PRESENCE : The Board of Directors’ Meeting of TIM Participações S.A. (“Company”), was held at the date, time and place above mentioned, with the presence of Messrs. Adhemar Gabriel Bahadian, Alberto Emmanuel Carvalho Whitaker, Francesca Petralia, Franco Bertone, Herculano Aníbal Alves, Manoel Horacio Francisco da Silva, Mario Di Mauro, Oscar Cicchetti, Piergiorgio Peluso and Stefano De Angelis, either in person or by means of videoconference, as provided in paragraph 2, Article 25 of the Company’s By-laws. The meeting was also attended by Mr. Jaques Horn, Legal Officer and Secretary.

BOARD : Mr. Franco Bertone – Chairman; and Mr. Jaques Horn – Secretary.

AGENDA : (1) To elect Mr.
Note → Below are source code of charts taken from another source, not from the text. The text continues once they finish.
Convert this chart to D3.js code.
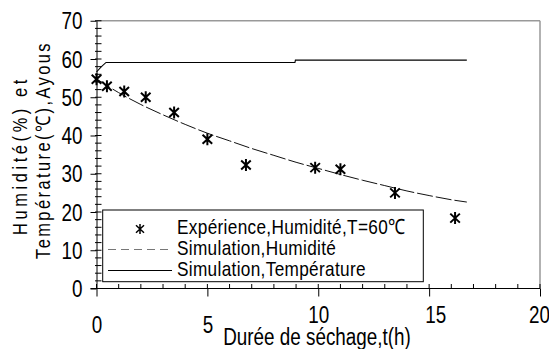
<!DOCTYPE html>
<html>
<head>
<meta charset="utf-8">
<script src="https://cdn.jsdelivr.net/npm/d3@7"></script>
<style>
  body { margin: 0; background: #fff; }
  svg text { font-family: "Liberation Sans", Arial, sans-serif; fill: #000; }
</style>
</head>
<body>
<div id="chart"></div>
<script>
// experimental points (Expérience, Humidité, T=60°C)
var expTime = [0, 0.47, 1.25, 2.22, 3.5, 5.0, 6.74, 9.86, 11.0, 13.46, 16.17];
var expHum = [54.7, 52.9, 51.5, 50.0, 46.0, 39.0, 32.3, 31.6, 31.2, 25.0, 18.4];

// simulated humidity
var simTime = [0, 1, 2, 3, 4, 5, 6, 7, 8, 9, 10, 11, 12, 13, 14, 15, 16, 16.7];
var simHum = [54.8, 51.2, 48.1, 45.4, 42.9, 40.6, 38.6, 36.6, 34.8, 33.0, 31.4, 29.8, 28.3, 26.9, 25.5, 24.3, 23.2, 22.6];

// simulated temperature
var tempTime = [0, 0.2, 0.43, 8.95, 8.97, 16.7];
var tempVal = [56.6, 57.9, 59.1, 59.1, 59.7, 59.7];

var xTicks = [0, 5, 10, 15, 20];
var yTicks = [0, 10, 20, 30, 40, 50, 60, 70];
var legendLabels = ["Expérience,Humidité,T=60\u2103", "Simulation,Humidité", "Simulation,Température"];
var xTitle = "Durée de séchage,t(h)";
var yTitle = ["Humidité(%) et", "Température(\u2103),Ayous"];

var width = 549,
  height = 349,
  narrow = 0.82; // horizontal squeeze to mimic a narrow face

var svg = d3.select("#chart").append("svg")
  .attr("width", width)
  .attr("height", height);

var x = d3.scaleLinear().domain([0, 20]).range([96.5, 540]);
var y = d3.scaleLinear().domain([0, 70]).range([288.5, 20.75]);

// plot frame (top and right, grey)
svg.append("line")
  .attr("x1", x(0)).attr("x2", x(20))
  .attr("y1", y(70)).attr("y2", y(70))
  .attr("stroke", "#999").attr("stroke-width", 1.5);
svg.append("line")
  .attr("x1", x(20)).attr("x2", x(20))
  .attr("y1", y(70)).attr("y2", y(0))
  .attr("stroke", "#999").attr("stroke-width", 1.5);

// minor ticks inside
svg.selectAll(".yminor")
  .data(d3.range(0, 71, 2))
  .enter().append("line")
  .attr("class", "yminor")
  .attr("x1", x(0) - 1.5).attr("x2", x(0) + 5)
  .attr("y1", function(d) { return y(d); })
  .attr("y2", function(d) { return y(d); })
  .attr("stroke", "#000");

svg.selectAll(".xminor")
  .data(d3.range(0, 21, 1))
  .enter().append("line")
  .attr("class", "xminor")
  .attr("x1", function(d) { return x(d); })
  .attr("x2", function(d) { return x(d); })
  .attr("y1", y(0)).attr("y2", y(0) - 4.5)
  .attr("stroke", "#000");

// Y axis
var yAxis = d3.axisLeft(y)
  .tickValues(yTicks)
  .tickSize(6)
  .tickSizeOuter(0);

var gy = svg.append("g")
  .attr("transform", "translate(" + x(0) + ",0)")
  .call(yAxis);
gy.selectAll("line, path").attr("stroke", "#000");
gy.selectAll("text")
  .style("font-size", "23px")
  .attr("fill", "#000")
  .attr("x", 0)
  .attr("dy", "0.35em")
  .attr("transform", "translate(-14,0) scale(" + narrow + ",1)");

// X axis
var xAxis = d3.axisBottom(x)
  .tickValues(xTicks)
  .tickSize(8)
  .tickSizeOuter(0);

var xLabelShift = { 0: [0, 44.5], 5: [0, 44.5], 10: [0, 34.5], 15: [6, 34.5], 20: [-1, 34.5] };

var gx = svg.append("g")
  .attr("transform", "translate(0," + y(0) + ")")
  .call(xAxis);
gx.selectAll("line, path").attr("stroke", "#000");
gx.selectAll("text")
  .style("font-size", "23px")
  .attr("fill", "#000")
  .attr("dy", null)
  .attr("y", 0)
  .attr("transform", function(d) {
    return "translate(" + xLabelShift[d][0] + "," + xLabelShift[d][1] + ") scale(" + narrow + ",1)";
  });
gx.select(".domain").attr("d", "M" + (x(0) - 6) + ",0H" + x(20));

// simulated temperature
var tempLine = d3.line()
  .x(function(d) { return x(d[0]); })
  .y(function(d) { return y(d[1]); });

svg.append("path")
  .datum(d3.zip(tempTime, tempVal))
  .attr("d", tempLine)
  .attr("fill", "none")
  .attr("stroke", "#000")
  .attr("stroke-width", 1.1);

// simulated humidity
var humLine = d3.line()
  .curve(d3.curveMonotoneX)
  .x(function(d) { return x(d[0]); })
  .y(function(d) { return y(d[1]); });

svg.append("path")
  .datum(d3.zip(simTime, simHum))
  .attr("d", humLine)
  .attr("fill", "none")
  .attr("stroke", "#111")
  .attr("stroke-width", 1)
  .attr("stroke-dasharray", "16,3");

// asterisk marker
var star = function(s) {
  var w = s * 0.8, h = s * 0.75;
  return "M0," + (-s) + "L0," + s +
    "M" + (-w) + "," + (-h) + "L" + w + "," + h +
    "M" + w + "," + (-h) + "L" + (-w) + "," + h;
};

svg.selectAll(".pt")
  .data(d3.zip(expTime, expHum))
  .enter().append("path")
  .attr("class", "pt")
  .attr("transform", function(d) { return "translate(" + x(d[0]) + "," + y(d[1]) + ")"; })
  .attr("d", star(6))
  .attr("fill", "none")
  .attr("stroke", "#000")
  .attr("stroke-width", 2);

// legend
var legend = svg.append("g").attr("class", "legend");

legend.append("rect")
  .attr("x", 102.7).attr("y", 210)
  .attr("width", 320.6).attr("height", 71.7)
  .attr("fill", "#fff")
  .attr("stroke", "#000");

legend.append("path")
  .attr("transform", "translate(140,229)")
  .attr("d", star(5))
  .attr("fill", "none")
  .attr("stroke", "#000")
  .attr("stroke-width", 1.5);

legend.append("line")
  .attr("x1", 108).attr("x2", 172)
  .attr("y1", 249.5).attr("y2", 249.5)
  .attr("stroke", "#777")
  .attr("stroke-dasharray", "8,5");

legend.append("line")
  .attr("x1", 108).attr("x2", 172)
  .attr("y1", 270.5).attr("y2", 270.5)
  .attr("stroke", "#000");

legend.selectAll("text")
  .data(legendLabels)
  .enter().append("text")
  .attr("transform", function(d, i) {
    return "translate(177," + (233.5 + i * 21.3) + ") scale(" + narrow + ",1)";
  })
  .style("font-size", "21px")
  .style("letter-spacing", "0.4px")
  .text(function(d) { return d; });

// axis titles
svg.append("text")
  .attr("transform", "translate(317,345) scale(" + narrow + ",1)")
  .attr("text-anchor", "middle")
  .style("font-size", "23px")
  .text(xTitle);

svg.append("text")
  .attr("transform", "translate(27,155.5) rotate(-90) scale(" + narrow + ",1)")
  .attr("text-anchor", "middle")
  .style("font-size", "20px")
  .style("letter-spacing", "4.4px")
  .text(yTitle[0]);

svg.append("text")
  .attr("transform", "translate(50,150) rotate(-90) scale(" + narrow + ",1)")
  .attr("text-anchor", "middle")
  .style("font-size", "20px")
  .style("letter-spacing", "3px")
  .text(yTitle[1]);
</script>
</body>
</html>
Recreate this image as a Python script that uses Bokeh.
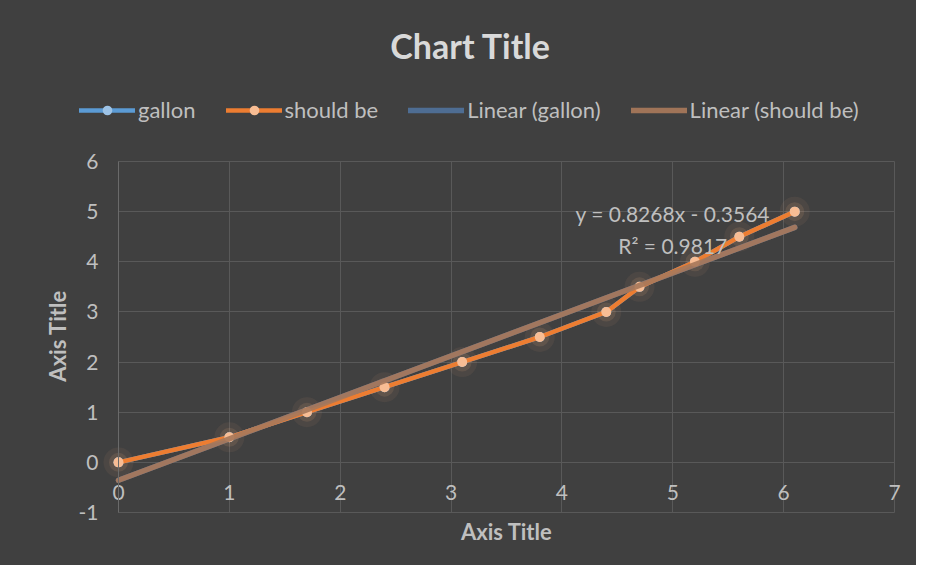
from bokeh.plotting import figure
from bokeh.models import Range1d, FixedTicker, Legend, LegendItem, LinearAxis
from bokeh.embed import file_html
from bokeh.resources import INLINE
from bokeh.core.properties import value

# ---- data ----
x_vals = [0, 1, 1.7, 2.4, 3.1, 3.8, 4.4, 4.7, 5.2, 5.6, 6.1]
gallon = [0, 0.5, 1, 1.5, 2, 2.5, 3, 3.5, 4, 4.5, 5]
should_be = [0, 0.5, 1, 1.5, 2, 2.5, 3, 3.5, 4, 4.5, 5]
x_ticks = [0, 1, 2, 3, 4, 5, 6, 7]
y_ticks = [-1, 0, 1, 2, 3, 4, 5, 6]
y_tick_labels = {-1: "-1"}
trend_slope = 0.8268
trend_intercept = -0.3564
trend_r2 = 0.9817
eq_lines = ["y = 0.8268x - 0.3564", "R² = 0.9817"]
series_names = ["gallon", "should be", "Linear (gallon)", "Linear (should be)"]
chart_title = "Chart Title"
x_title = "Axis Title"
y_title = "Axis Title"

FONT = "Lato"
BG = "#404040"
GRID = "#595959"
TXT = "#bfbfbf"
C_GAL, C_GAL_M = "#5B9BD5", "#9DC3E6"
C_SB, C_SB_M = "#ED7D31", "#F8BD94"
C_GAL_T, C_SB_T = "#4E6D93", "#A8785A"
NB = "\u00a0"  # non-breaking spaces nudge centred titles

trend_x = [min(x_vals), max(x_vals)]
trend_y = [trend_slope * v + trend_intercept for v in trend_x]

# plot box spans x 0..7 and y -1..6; the frame is enlarged (left, top, bottom)
# so that the legend and the tick labels, which are clipped to the frame, fit
X_BOX = (0, 7)
Y_BOX = (-1, 6)
x_range = Range1d(-0.433, 7.009)
y_range = Range1d(-1.279, 7.815)

p = figure(width=916, height=565, x_range=x_range, y_range=y_range,
           output_backend="svg", toolbar_location=None,
           background_fill_color=BG, border_fill_color=BG,
           min_border_left=70, min_border_right=21, min_border_top=70,
           min_border_bottom=39)
p.outline_line_color = None
p.styles = {"background-color": BG}

p.title.text = chart_title + NB * 3
p.title.align = "center"
p.title.text_font = FONT
p.title.text_font_size = "34px"
p.title.text_font_style = "bold"
p.title.text_color = "#d9d9d9"

xa = p.xaxis[0]
xa.ticker = FixedTicker(ticks=x_ticks)
xa.bounds = X_BOX
xa.axis_line_color = None
xa.major_tick_line_color = None
xa.minor_tick_line_color = None
xa.major_tick_out = 0
xa.major_tick_in = 0
xa.major_label_text_font = FONT
xa.major_label_text_font_size = "21px"
xa.major_label_text_color = TXT
xa.major_label_standoff = -42
xa.axis_label = NB * 9 + x_title
xa.axis_label_text_font = FONT
xa.axis_label_text_font_size = "22px"
xa.axis_label_text_font_style = "bold"
xa.axis_label_text_color = TXT
xa.axis_label_standoff = 15

# inner left axis: carries only the axis title
ya = p.yaxis[0]
ya.ticker = FixedTicker(ticks=[])
ya.bounds = Y_BOX
ya.axis_line_color = None
ya.major_tick_line_color = None
ya.minor_tick_line_color = None
ya.major_tick_out = 0
ya.major_tick_in = 0
ya.major_label_standoff = 0
ya.axis_label = y_title + NB * 14
ya.axis_label_text_font = FONT
ya.axis_label_text_font_size = "22px"
ya.axis_label_text_font_style = "bold"
ya.axis_label_text_color = TXT
ya.axis_label_standoff = 0

# tick axis drawn at x = 0
y0 = LinearAxis(fixed_location=0, ticker=FixedTicker(ticks=y_ticks), bounds=Y_BOX)
y0.major_label_overrides = y_tick_labels
y0.axis_line_color = "#6a6a6a"
y0.major_tick_line_color = None
y0.minor_tick_line_color = None
y0.major_tick_out = 0
y0.major_tick_in = 0
y0.major_label_text_font = FONT
y0.major_label_text_font_size = "21px"
y0.major_label_text_color = TXT
y0.major_label_standoff = 20
p.add_layout(y0, "left")

p.xgrid.grid_line_color = GRID
p.ygrid.grid_line_color = GRID
p.xgrid.cross_bounds = Y_BOX
p.ygrid.cross_bounds = X_BOX
p.ygrid[0].ticker = FixedTicker(ticks=y_ticks)

# soft glow around markers
p.scatter(x_vals, should_be, size=30, fill_color="#F4B183", fill_alpha=0.07, line_color=None)
p.scatter(x_vals, should_be, size=19, fill_color="#F4B183", fill_alpha=0.12, line_color=None)

r1 = p.line(x_vals, gallon, line_color=C_GAL, line_width=4.5, line_cap="round")
r2 = p.scatter(x_vals, gallon, size=10, fill_color=C_GAL_M, line_color=None)
r3 = p.line(trend_x, trend_y, line_color=C_GAL_T, line_width=5.5, line_cap="round")
r4 = p.line(x_vals, should_be, line_color=C_SB, line_width=4.5, line_cap="round")
r5 = p.scatter(x_vals, should_be, size=10, fill_color=C_SB_M, line_color=None)
r6 = p.line(trend_x, trend_y, line_color=C_SB_T, line_width=5.5, line_alpha=0.92,
            line_cap="round")

p.text(x=[5.0, 5.0], y=[4.97, 4.33], text=eq_lines, text_align="center",
       text_baseline="middle", text_color=TXT, text_font=value(FONT),
       text_font_size="21px")

legend = Legend(items=[
    LegendItem(label=series_names[0], renderers=[r1, r2]),
    LegendItem(label=series_names[1], renderers=[r4, r5]),
    LegendItem(label=series_names[2], renderers=[r3]),
    LegendItem(label=series_names[3], renderers=[r6]),
], orientation="horizontal", location=(9, 403),
    background_fill_alpha=0, border_line_color=None,
    label_text_font=FONT, label_text_font_size="22px", label_text_color=TXT,
    glyph_width=56, glyph_height=24, label_standoff=3, spacing=30,
    padding=0, margin=0)
p.add_layout(legend)

open("out.html", "w").write(file_html(p, INLINE))
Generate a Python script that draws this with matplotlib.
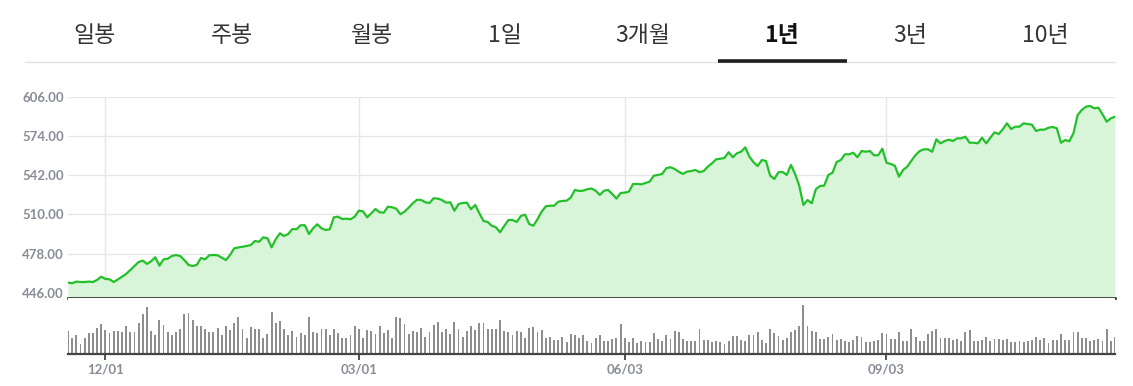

Adrian Calaza for the position of Chief Financial Officer of the Company.

RESOLUTIONS : Upon review and discussion of the only subject included on the Agenda, the Board Members, unanimously by those present at the meeting and with the expressed abstention of the legally restricted, decided to register the discussions as follows:

(1) To elect Mr. Adrian Calaza, Argentinian citizen, married, bachelor of administration, bearer of Argentinian passport nº 18.143.685, expiration date June 13, 2021, enrolled in the taxpayers’ roll (CPF/MF) under nº 059.618.647-90, domiciled at Av. Lúcio Costa, nº 9600, Barra da Tijuca, in the City and State of Rio de Janeiro for the position of Chief Financial Officer of the Company. The investiture and charge as Statutory Officer of the Company are subject to the visa authorization to be granted by the Coordenação Geral de Imigração do Ministério do Trabalho e Emprego , as provided by the laws in force, at which occasion all the powers needed to take office at the Company’s administration and management will be granted. By the time of the visa authorization, Mr. Adrian Calaza will present the required documents, duly signed, within the legal term. Mr. Guglielmo Noya, current Chief Financial Officer, shall hold office until the actual investiture of Mr. Adrian Calaza. In this opportunity, the Board members expressed their votes of gratitude for the commitment shown by Mr. Guglielmo Noya and the excellent performance in the exercise of his attributions;

CLARIFICATIONS AND CLOSING : With no further issues to discuss, the meeting was adjourned and these minutes drafted as summary, read, approved and signed by all attendees Board Members: Messrs. Adhemar Gabriel Bahadian, Alberto Emmanuel Carvalho Whitaker, Francesca Petralia, Franco Bertone, Herculano Aníbal Alves, Manoel Horacio Francisco da Silva, Mario Di Mauro, Oscar Cicchetti, Piergiorgio Peluso and Stefano De Angelis.
 
I herein certify that these minutes are the faithful copy of the original version duly recorded in the respective corporate book.

Rio de Janeiro (RJ), September 2nd, 2016.

  JAQUES HORN
Secretary

 


SIGNATURE

Pursuant to the requirements of the Securities Exchange Act of 1934, the registrant has duly caused this report to be signed on its behalf by the undersigned, thereunto duly authorized.

  TIM PARTICIPAÇÕES S.A.  
       
Date: September 2, 2016 By: /s/ Rogério Tostes  
 
    Name: Rogério Tostes  
    Title: IRO  

FORWARD-LOOKING STATEMENTS

This press release may contain forward-looking statements. These statements are statements that are not historical facts, and are based on management's current view and estimates offuture economic circumstances, industry conditions, company performance and financial results. The words "anticipates", "believes", "estimates", "expects", "plans" and similar expressions, as they relate to the company, are intended to identify forward-looking statements. Statements regarding the declaration or payment of dividends, the implementation of principal operating and financing strategies and capital expenditure plans, the direction of future operations and the factors or trends affecting financial condition, liquidity or results of operations are examples of forward-looking statements. Such statements reflect the current views of management and are subject to a number of risks and uncertainties. There is no guarantee that the expected events, trends or results will a ctually occur. The statements are based on many assumptions and factors, including general economic and market conditions, industry conditions, and operating factors. Any changes in such assumptions or factors could cause actual results to differ materially from current expectations.